The review aimed to set out a new vision to improve leadership, standards and professionalism in the service to help cut crime, boost confidence and keep the public safe.

It was carried out last year and has now been published.

The Federation contributed to the review, setting out its views on behalf of members on:

  • What the college does particularly well, and where it could improve
  • What issues and areas should be prioritised for activity and what should be deprioritised?
  • Whether the college is occupying the right part of the policing landscape, or do relationships across policing need amending and, if so, how?
  • How the work of the college, across the areas set out, can be better understood and valued by all in policing?

Liz said she will be “watching with interest” to see how the college addresses the challenges the review has highlighted.

She said: “On behalf of our members, the Federation fed into the review giving our views on a range of areas.

“It’s in the interests of everyone in policing for a strong college to play a key role in the development of officers and the service.

“We’ll be watching with interest to see how the college moves forward and takes on the challenges it faces.”

Those challenges include:

  • The lack of professional development
  • Insufficient investment in the development of leadership at all ranks
  • An absence of coordinated strategic thinking across policing
  • A blurring of responsibilities at a national level
  • Being insufficiently equipped to respond to the increasing digital aspects of crime 

The review has set out three key priorities:

  • Boosting professionalism – ensuring officers and staff have access to the best in CPD and that it is properly prioritised
  • Improving leadership – ensuring officers and staff at all levels have their leadership skills developed
  • Driving consistency – overcoming the weaknesses of the 43-force model to bring consistency where it matters most for the public and those working in policing.

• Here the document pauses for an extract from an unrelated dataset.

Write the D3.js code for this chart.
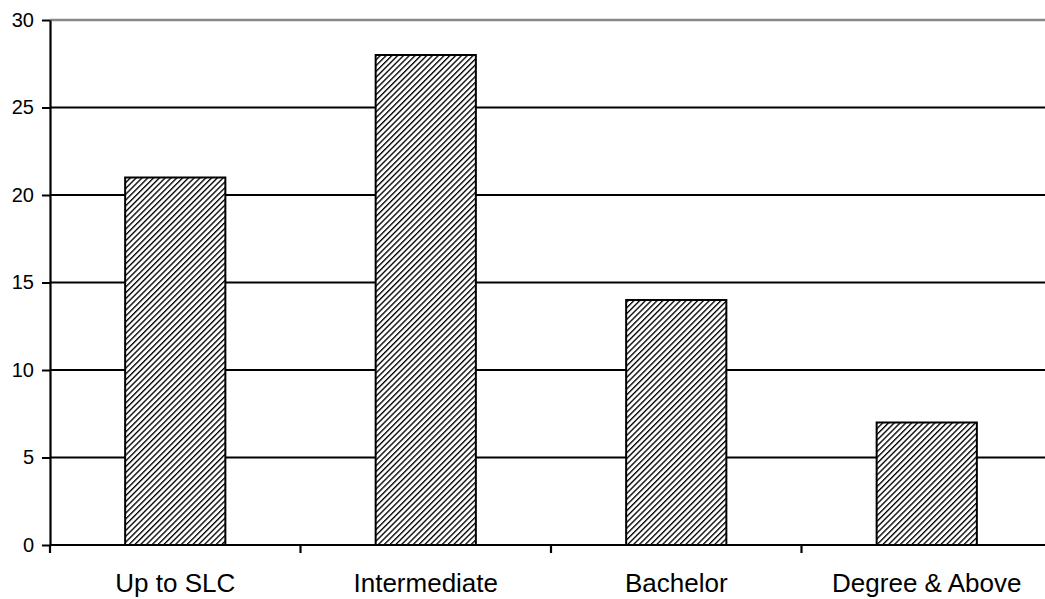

Lord Herbert, College of Policing chair, said: “Police officers and staff do an incredible job in difficult circumstances and deserve to have a strong professional body alongside them, support them with better training, professional development and the evidence of what works to cut crime.

“The police service faces myriad challenges, from its relationship with black communities and how it protects women, to the need to respond to ever-changing crime threats. The culture within policing is under the microscope, with questions being asked about leadership and professionalism.

“The college must take a lead role in helping policing meet these challenges, but it cannot achieve the necessary cultural change on its own. The review shows there is appetite from the rest of the service to work with the college to help policing meet the high standards the public rightly expect.”